Founded in 1987 as Hawk Sales, Hawk Mold and Die Supply Inc. has grown from its original roots in founder Glenn Hertzler's garage to its current home in Pipersville, Pa., a rural suburb of Philadelphia.
It's a small operation of seven employees, selling products targeted for injection molders and mold builders, and, more recently, for plastics processing. Long-term customers make up a significant portion of the business, Glenn Hertzler said; two of Hawk's customers have been with them from the start.
Glenn Hertzler owns the business with his wife, Lydia. Gary Hertzler, his brother, and Collin Hertzler, his son, both work in sales. The company is currently planning for succession, with plans to transition leadership into Collin's hands over the next five years or so.
“We've been with most of our suppliers for quite a few years,” Glenn Hertzler said. “Quite a few of these people see that I'm 63, and they're very concerned about succession because we've handled this area for them for so long.”
Hawk is also in the process of hiring someone in a sales/engineering position, with the potential for that person to, at some point, be part-owner of the company as well, he added.
In Hawk's garage days, a young Collin Hertzler was employed making boxes at 5 cents apiece. At 7, he became experienced in “the occupation of custodial art.” But he didn't always plan on a career path within his parents' company.
“I was curious about being able to make a living doing woodworking,” he said. Working at Hawk “wasn't something I always knew I wanted to do. I kind of saw that my mom and dad had built a business that for them was working really well, but wondered about building something more of my own in my life. But it all seems to have been working out pretty well for all of us. … They've built a nice foundation and a nice business that's doing pretty well and there might be opportunities for me.”
Now 30, Collin Hertzler has been with company for 8 years, and has ideas for growth.
“Sales today is a lot different than sales years ago,” he said. “A lot of our customer base seems to have less time than they used to, and they'd probably rather have a sales guy that can help them get through their day and be more efficient than take them to the sports game that night. And so I see opportunities from a technical point of view being able to stay in the business. … I would like to feel that this business wasn't just handed to me, that I helped develop and grow it, put my own mark on it as well.”
His vision is to become more valuable to the customer from a technical standpoint, with full product knowledge, a vision his father shares.
“Most of our customers now want you to come in, show them how you can save them money, what products do you have that are going to benefit them — you better know what they are — and be able to explain it, and then you're off,” Glenn Hertzler said. “That's where we're trying to position our company.”
Hawk has overcome some setbacks to get to this point. At the height of the economic meltdown, Glenn and Lydia Hertzler, who owned two homes, re-financed both and took no salary for 18 months to keep the business afloat. Even a massive fire at a rented facility five years ago couldn't keep Hawk down; with fire marshal approval Glenn Hertzler recruited every pickup-owning friend, neighbor and employee in the area to rescue a significant amount of product from the property and delivered to customers hardly missing a beat. After that Hawk was run out of the Hertzler's living room, and occasionally from under a beach umbrella, until a new facility could be established.

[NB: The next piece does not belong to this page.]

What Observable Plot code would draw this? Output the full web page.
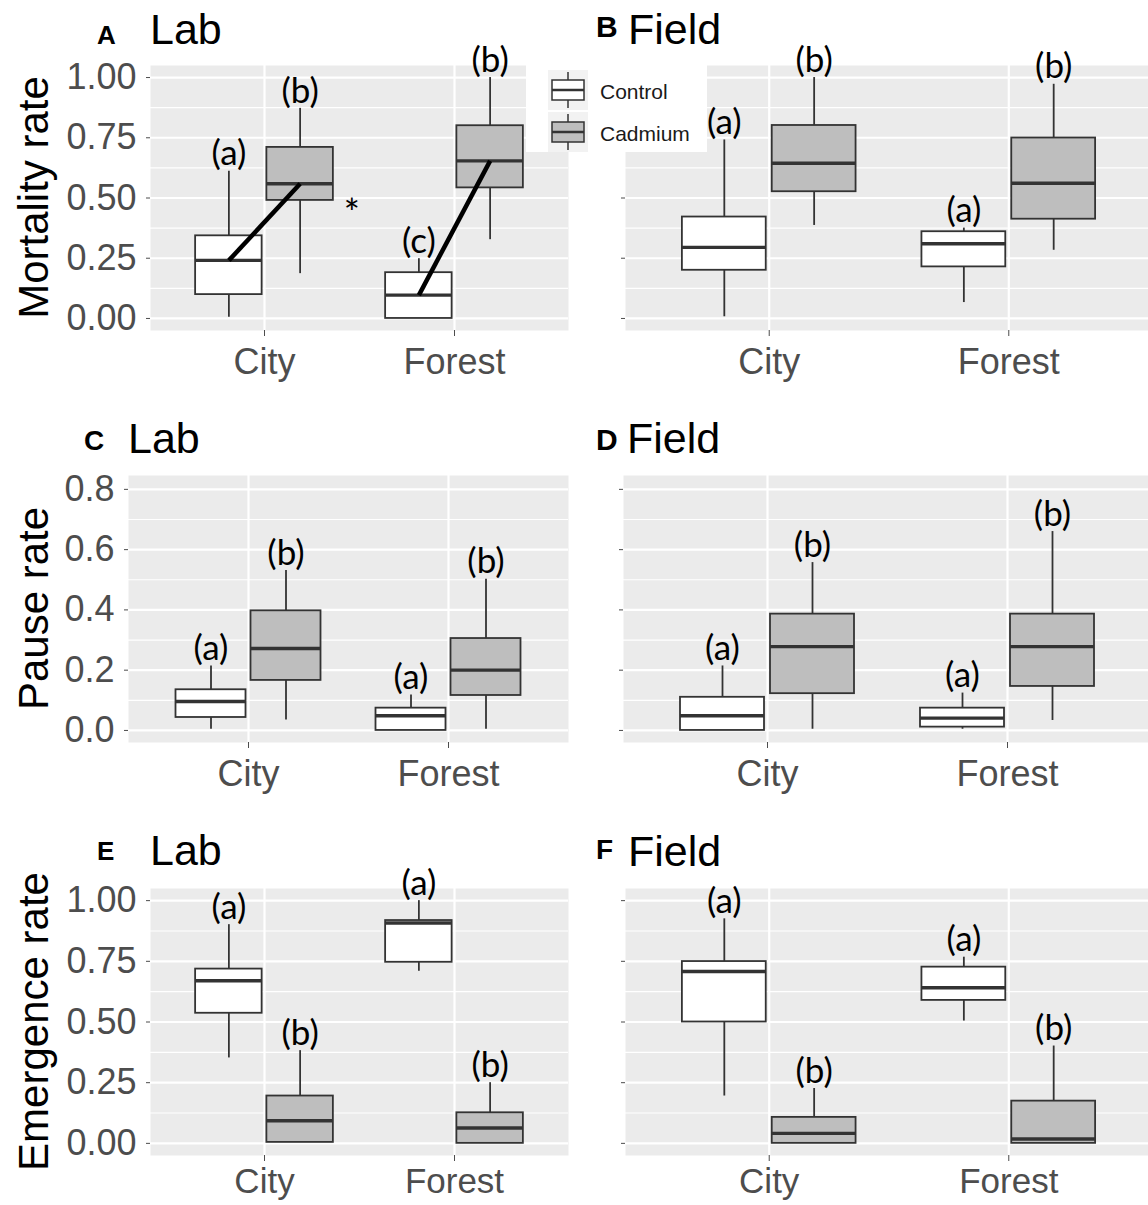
<!DOCTYPE html>
<html>
<head>
<meta charset="utf-8">
<script src="https://cdn.jsdelivr.net/npm/d3@7"></script>
<script src="https://cdn.jsdelivr.net/npm/@observablehq/plot@0.6"></script>
<style>
  body { margin: 0; background: #fff; }
  #fig { position: relative; width: 1148px; height: 1205px; overflow: hidden; background: #fff;
         font-family: "Liberation Sans", Arial, sans-serif; }
  .panel { position: absolute; }
  #overlay { position: absolute; left: 0; top: 0; pointer-events: none; }
</style>
</head>
<body>
<div id="fig"></div>
<script>
// ---------------- DATA ----------------
const sites = ["City", "Forest"];
const treatments = ["Control", "Cadmium"];
const groupSite = ["City", "City", "Forest", "Forest"];
const groupTreatment = ["Control", "Cadmium", "Control", "Cadmium"];

// box statistics per group: [lower whisker, Q1, median, Q3, upper whisker]
const mortalityLab = [
  [0.005, 0.099, 0.241, 0.343, 0.611],
  [0.186, 0.490, 0.559, 0.710, 0.872],
  [0.000, 0.000, 0.097, 0.190, 0.248],
  [0.327, 0.542, 0.654, 0.800, 1.000]
];
const mortalityField = [
  [0.007, 0.200, 0.295, 0.421, 0.741],
  [0.386, 0.526, 0.644, 0.801, 1.000],
  [0.066, 0.214, 0.310, 0.360, 0.375],
  [0.283, 0.412, 0.561, 0.749, 0.972]
];
const pauseLab = [
  [0.004, 0.043, 0.096, 0.135, 0.214],
  [0.035, 0.166, 0.272, 0.397, 0.531],
  [0.000, 0.000, 0.049, 0.074, 0.118],
  [0.004, 0.116, 0.200, 0.305, 0.502]
];
const pauseField = [
  [0.000, 0.000, 0.049, 0.110, 0.214],
  [0.004, 0.122, 0.278, 0.386, 0.557],
  [0.004, 0.011, 0.041, 0.074, 0.124],
  [0.033, 0.146, 0.278, 0.386, 0.660]
];
const emergenceLab = [
  [0.352, 0.536, 0.670, 0.718, 0.901],
  [0.004, 0.004, 0.093, 0.195, 0.382],
  [0.709, 0.746, 0.908, 0.918, 1.000],
  [0.000, 0.000, 0.063, 0.126, 0.250]
];
const emergenceField = [
  [0.195, 0.500, 0.708, 0.749, 0.925],
  [0.000, 0.000, 0.041, 0.107, 0.226],
  [0.504, 0.589, 0.641, 0.726, 0.767],
  [0.000, 0.000, 0.018, 0.174, 0.401]
];

const mortalityLabLetters = ["(a)", "(b)", "(c)", "(b)"];
const standardLetters = ["(a)", "(b)", "(a)", "(b)"];

const ticksUnit = [0, 0.25, 0.5, 0.75, 1];
const minorUnit = [0.125, 0.375, 0.625, 0.875];
const ticksPause = [0, 0.2, 0.4, 0.6, 0.8];
const minorPause = [0.1, 0.3, 0.5, 0.7];

const responses = ["Mortality rate", "Pause rate", "Emergence rate"];
const settings = ["Lab", "Field"];
const panelTags = ["A", "B", "C", "D", "E", "F"];
const asteriskNote = [{site: 1.46, value: 0.43, label: "*"}]; // interaction marker, panel A

// ---------------- LAYOUT ----------------
const panels = [
  {tag: "A", setting: "Lab",   stats: mortalityLab,   letters: mortalityLabLetters, ylabel: "Mortality rate", ylabelSize: 42,
   L: 150, R: 568, T: 65, B: 330, yDomain: [-0.05, 1.05], ticks: ticksUnit, minor: minorUnit, fmt: ".2f", showY: true,
   tagX: 97, tagSize: 26, tagY: 44, titleX: 150, titleY: 44, interaction: true, xPad: 12, xSize: 36},
  {tag: "B", setting: "Field", stats: mortalityField, letters: standardLetters,
   L: 625, R: 1152, T: 65, B: 330, yDomain: [-0.05, 1.05], ticks: ticksUnit, minor: minorUnit, fmt: ".2f", showY: false,
   tagX: 596, tagSize: 30, tagY: 37, titleX: 628, titleY: 44, xPad: 12, xSize: 36},
  {tag: "C", setting: "Lab",   stats: pauseLab,       letters: standardLetters, ylabel: "Pause rate", ylabelSize: 42,
   L: 128, R: 568, T: 475, B: 742, yDomain: [-0.04, 0.846], ticks: ticksPause, minor: minorPause, fmt: ".1f", showY: true,
   tagX: 84, tagSize: 28, tagY: 450, titleX: 128, titleY: 453, xPad: 12, xSize: 36},
  {tag: "D", setting: "Field", stats: pauseField,     letters: standardLetters,
   L: 623, R: 1151, T: 475, B: 742, yDomain: [-0.04, 0.846], ticks: ticksPause, minor: minorPause, fmt: ".1f", showY: false,
   tagX: 596, tagSize: 30, tagY: 450, titleX: 627, titleY: 453, xPad: 12, xSize: 36},
  {tag: "E", setting: "Lab",   stats: emergenceLab,   letters: standardLetters, ylabel: "Emergence rate", ylabelSize: 42,
   L: 150, R: 568, T: 888, B: 1155, yDomain: [-0.05, 1.05], ticks: ticksUnit, minor: minorUnit, fmt: ".2f", showY: true,
   tagX: 97, tagSize: 26, tagY: 860, titleX: 150, titleY: 865, xPad: 7, xSize: 35},
  {tag: "F", setting: "Field", stats: emergenceField, letters: standardLetters,
   L: 625, R: 1152, T: 888, B: 1155, yDomain: [-0.05, 1.05], ticks: ticksUnit, minor: minorUnit, fmt: ".2f", showY: false,
   tagX: 596, tagSize: 28, tagY: 859, titleX: 628, titleY: 866, xPad: 7, xSize: 35}
];

const DODGE = 0.1875, HALF = 0.175;
const BOX_STROKE = "#333333";
const CAD_FILL = "#BEBEBE";
const LETTER_FONT = "Lato, 'Open Sans', sans-serif";
const fig = document.getElementById("fig");

for (const p of panels) {
  const rows = p.stats.map((s, i) => ({
    site: groupSite[i],
    treatment: groupTreatment[i],
    pos: sites.indexOf(groupSite[i]) + 1 + (groupTreatment[i] === "Control" ? -DODGE : DODGE),
    lo: s[0], q1: s[1], med: s[2], q3: s[3], hi: s[4],
    letter: p.letters[i]
  }));
  const links = sites.map(site => {
    const c = rows.find(r => r.site === site && r.treatment === "Control");
    const d = rows.find(r => r.site === site && r.treatment === "Cadmium");
    return {x1: c.pos, y1: c.med, x2: d.pos, y2: d.med};
  });

  const mL = p.showY ? p.L : 40;
  const mT = 70, mB = 50, mR = 5;
  const fw = p.R - p.L, fh = p.B - p.T;

  const marks = [
    Plot.frame({fill: "#EBEBEB", stroke: "none"}),
    Plot.ruleY(p.minor, {stroke: "white", strokeWidth: 1.2}),
    Plot.ruleY(p.ticks, {stroke: "white", strokeWidth: 2.2}),
    Plot.ruleX([1, 2], {stroke: "white", strokeWidth: 2.2}),
    Plot.axisY({ticks: p.ticks, tickSize: 4, tickPadding: 10, fontSize: 36, color: "#4D4D4D",
                tickFormat: p.showY ? d3.format(p.fmt) : () => "", label: null}),
    Plot.axisX({ticks: [1, 2], tickSize: 6, tickPadding: p.xPad, fontSize: p.xSize, color: "#4D4D4D",
                tickFormat: d => sites[d - 1], label: null}),
    Plot.ruleX(rows, {x: "pos", y1: "lo", y2: "q1", stroke: BOX_STROKE, strokeWidth: 1.8}),
    Plot.ruleX(rows, {x: "pos", y1: "q3", y2: "hi", stroke: BOX_STROKE, strokeWidth: 1.8}),
    Plot.rect(rows, {x1: d => d.pos - HALF, x2: d => d.pos + HALF, y1: "q1", y2: "q3",
                     fill: d => d.treatment === "Control" ? "white" : CAD_FILL,
                     stroke: BOX_STROKE, strokeWidth: 1.8}),
    Plot.ruleY(rows, {x1: d => d.pos - HALF, x2: d => d.pos + HALF, y: "med", stroke: BOX_STROKE, strokeWidth: 3.4})
  ];
  if (p.interaction) {
    marks.push(Plot.link(links, {x1: "x1", y1: "y1", x2: "x2", y2: "y2", stroke: "black", strokeWidth: 4.5}));
    marks.push(Plot.text(asteriskNote, {x: "site", y: "value", text: "label", fontSize: 38,
                                        fontFamily: LETTER_FONT, fill: "black"}));
  }
  marks.push(Plot.text(rows, {x: "pos", y: "hi", text: "letter", dy: -17, lineAnchor: "middle",
                              fontSize: 35, fontFamily: LETTER_FONT, fill: "black"}));

  const chart = Plot.plot({
    width: mL + fw + mR,
    height: mT + fh + mB,
    marginLeft: mL, marginRight: mR, marginTop: mT, marginBottom: mB,
    x: {type: "linear", domain: [0.4, 2.6]},
    y: {domain: p.yDomain},
    style: {background: "transparent", overflow: "visible",
            fontFamily: "'Liberation Sans', Arial, sans-serif"},
    marks
  });
  chart.classList.add("panel");
  chart.style.left = (p.L - mL) + "px";
  chart.style.top = (p.T - mT) + "px";
  chart.style.maxWidth = "none";
  fig.appendChild(chart);
}

// ---------------- TEXT OVERLAY: titles, axis titles, legend ----------------
const svg = d3.select(fig).append("svg").attr("id", "overlay")
  .attr("width", 1148).attr("height", 1205)
  .style("font-family", "'Liberation Sans', Arial, sans-serif");

for (const p of panels) {
  svg.append("text").attr("x", p.tagX).attr("y", p.tagY)
    .attr("font-size", p.tagSize).attr("font-weight", "bold").attr("fill", "#000").text(p.tag);
  svg.append("text").attr("x", p.titleX).attr("y", p.titleY)
    .attr("font-size", 43).attr("fill", "#000").text(p.setting);
  if (p.ylabel) {
    const cy = (p.T + p.B) / 2;
    svg.append("text").attr("transform", `translate(33,${cy}) rotate(-90)`)
      .attr("text-anchor", "middle").attr("dominant-baseline", "central")
      .attr("font-size", p.ylabelSize).attr("fill", "#000").text(p.ylabel);
  }
}

// legend (white box overlapping panels A/B)
const lg = svg.append("g");
lg.append("rect").attr("x", 526).attr("y", 62).attr("width", 181).attr("height", 90).attr("fill", "white");
treatments.forEach((t, i) => {
  const y0 = 70 + i * 42;
  lg.append("rect").attr("x", 548).attr("y", y0).attr("width", 40).attr("height", 40).attr("fill", "#F2F2F2");
  lg.append("line").attr("x1", 568).attr("x2", 568).attr("y1", y0 + 2).attr("y2", y0 + 38)
    .attr("stroke", BOX_STROKE).attr("stroke-width", 1.5);
  lg.append("rect").attr("x", 552).attr("y", y0 + 10).attr("width", 32).attr("height", 20)
    .attr("fill", t === "Control" ? "white" : CAD_FILL).attr("stroke", BOX_STROKE).attr("stroke-width", 1.5);
  lg.append("line").attr("x1", 552).attr("x2", 584).attr("y1", y0 + 20).attr("y2", y0 + 20)
    .attr("stroke", BOX_STROKE).attr("stroke-width", 2.5);
  lg.append("text").attr("x", 600).attr("y", y0 + 29).attr("font-size", 21).attr("fill", "#1A1A1A").text(t);
});
</script>
</body>
</html>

Like many business-owning families, the Hertzlers try to keep business time separate from family time, although, like many business-owning families, they don't always succeed.
“When we start getting heated we say we'll talk about it on Monday,” Collin Hertzler said.
Glenn Hertzler summed it up:
“A great advantage is to work with people you love and respect; that by far is the biggest advantage,” he said. “The biggest disadvantage is working with those you love and respect.
“There is a lot of give-and-take within a family business, far more than in a non-family-owned business where someone can make a decision and that's that. A great advantage is that we are all working to make Hawk the best that it can be as it reflects on us and our family values.”